A question mark hangs over the involvement of Russia’s Gazprombank Africa in the feasibility study for the restart of PetroSA’s Mossel Bay gas-to-liquids refinery, according to mineral & petroleum resources minister Gwede Mantashe.
The refinery has been run on a care and maintenance basis since 2020 due to the lack of feedstock and costs the technically insolvent state-owned company hundreds of millions each year to maintain. It sought outside investors to restart it.
It is now about 15 months since the cabinet announcement in December 2023 that Gazprombank had been selected to refurbish the refinery at a cost of R3.8bn. The technical evaluation of the project was expected to be completed last year but the project has stalled.
The government and PetroSA were warned about the risks of entering into an agreement with Gazprombank Africa in the light of US sanctions against Russian companies as a result of Russia’s invasion of Ukraine.
The US announced in November that it would apply sanctions to Gazprombank and its six foreign subsidiaries, including Gazprombank Africa, as well as a number of other Russian financial institutions and officials.
At the time, PetroSA did not believe the sanctions would apply to SA on the grounds that no secondary sanctions were applicable. Now it seems that these very sanctions could be the reason for the government to pull out of the agreement.

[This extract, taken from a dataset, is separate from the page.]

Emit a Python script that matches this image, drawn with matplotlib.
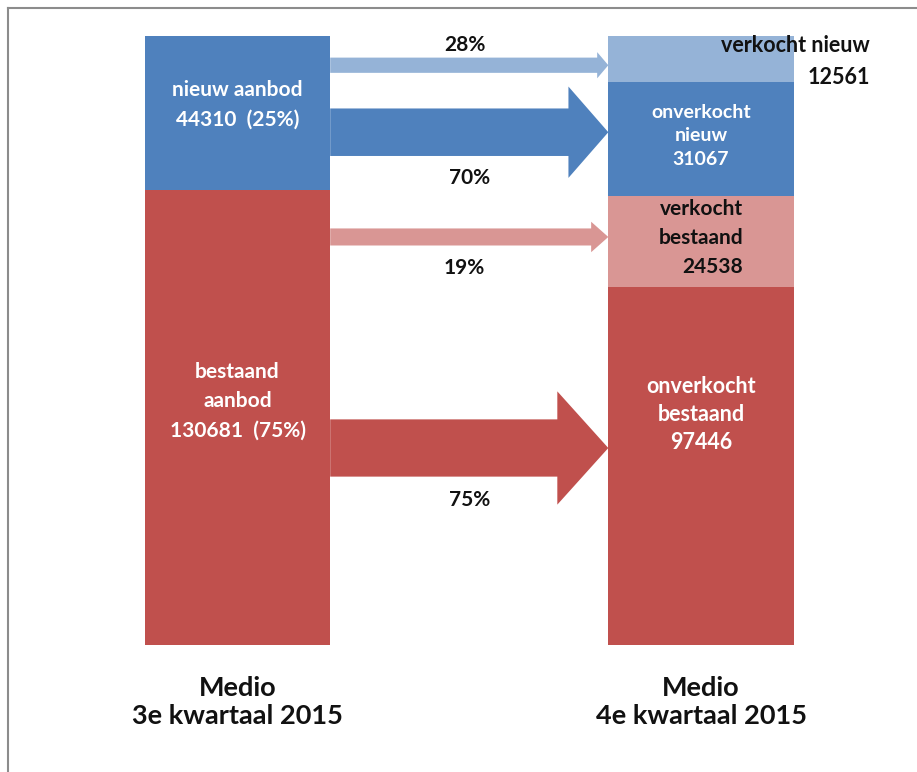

Mantashe said in a written reply to a parliamentary question by DA MP Sphesihle Zondi that while Gazprombank Africa had not officially pulled out of the funding of the feasibility study, its ability to do so had to be considered in light of expanded US sanctions against the bank.
“The expanded US sanctions against Gazprombank Africa could significantly impact on its ability to fund the feasibility study,” the minister said.
“The department and/or PetroSA will convene a meeting with Gazprombank Africa to discuss its contractual obligations and re-evaluate other alternative partnerships. It must be noted that Gazprombank Africa has not officially pulled out of funding the feasibility study.”
The start date of the feasibility study would depend on the outcome of the meeting.
Reuters reported a few days ago that the parent company of the bank, Gazprom, posted a net loss of $7bn for 2023, its first since 1999, having suffered under EU bans on Russian gas exports. The company posted another loss in the first nine months of 2024, the latest period for which figures are available.
According to a January report by the amaBhungane Centre for Investigative Journalism Gazprom failed to deliver the $200m (R3.7bn) in funding it had promised to restart the refinery, or even the $3m (R56m) it promised to complete a bankable feasibility study.
No option
The report said PetroSA had told the Russians in August last year that if the bank failed to deliver, “PetroSA will have no further option but to recommend termination of any further engagements with [Gazprombank]”.
The cabinet’s endorsement of the deal with Gazprombank Africa in December 2023 was dependent on its final investment decision informed by a joint bankable business case based on a joint feasibility study of the project. It was envisaged that if the feasibility study was successful, the plant would return to production in 2026.
A final decision would depend on the refinery being commercially viable, which would require the output of 18,000-36,000 barrels a day. It would also depend on the capital investment needed to rebuild the refinery.